The practical effect of this teaching ought to be highly encouraging, for we have met with hundreds of cases in which men and women have wrongly accused themselves of lack of concentration. They had been trying to fix the attention on one thing, and because they had failed they became exceedingly depressed. What they lacked was control. Attention wandered off into numerous by-paths.
Causes of Mind Wandering
What are the causes of these conditions? They may be classified as follows:
- Physical causes, due to nervous illness of various kinds; the effects of shock or accident; excitable temperament; restlessness.
- Mental causes, due to a profusion of interests; a mind that works very rapidly; natural indolence ; lack of interest; the habit of drifting.
- Economic causes, due to a monotony of daily work; highly specialized duties narrowing the mental sphere.
Advantages of Concentration
The first and most obvious advantage of controlled attention is that the whole of the mental functions are hereby developed to the limit of their capacity. The act of close attention means that whilst you examine one object, or one idea, you are unconsciously exercising your memory, recalling similar objects or ideas. You are using your imagination in conceiving improvement by change. You are all the time comparing and contrasting, testing theories and accepting or rejecting them.
There is no merit in concentration itself; its value lies in the opportunity it gives to the functioning of our mental powers as a whole. There is no illumination in it per se, but even a searchlight cannot throw its beams into the sky without the help of the mechanism which makes light, and focus possible, and that is what concentration does for the mind.
The Morals of Concentration
It has been said that the mind of man is a great arena of conflict in which thoughts struggle together for supremacy and where the fittest alone survive. There is more than a mere figure of speech in this view. Not only do the more interesting and the most forceful ideas survive to become the glory and the sadness of memory, but certain ideas persist in spite of ourselves and against our best interests; at least for a time. There are people whose minds are plagued with undesirable thoughts, and, usually, this condition is dealt with by the moralist. But it is just as much a question for the psychologist.

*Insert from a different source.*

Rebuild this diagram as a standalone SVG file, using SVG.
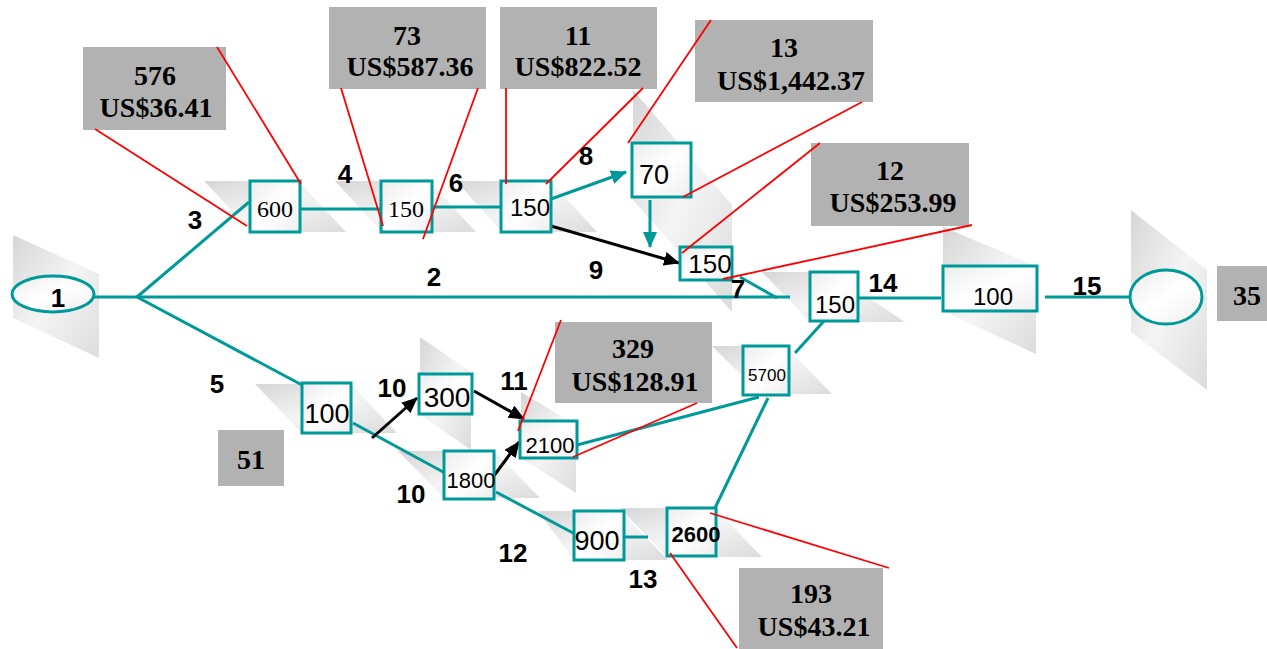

How to Develop Concentration
Active attention springs from interest, as a rule; that is, the emotional element is the compelling power. But there is also an interest which is the offspring of attention. There are many middle aged men who have acquired a liking for golf; at first they had no interest in the game, and simply went round the links in order to fulfill a promise to the doctor. But slowly interest began to grow, and with it came attention and effort. Later, this middle aged person who grumblingly, and often angrily, walked after the little white ball, is keen on winning a prize. Although in the first place attention created interest, it is now interest which sustains attention; and it may be written down as a law that the more interest you have, the greater will be your power of concentration.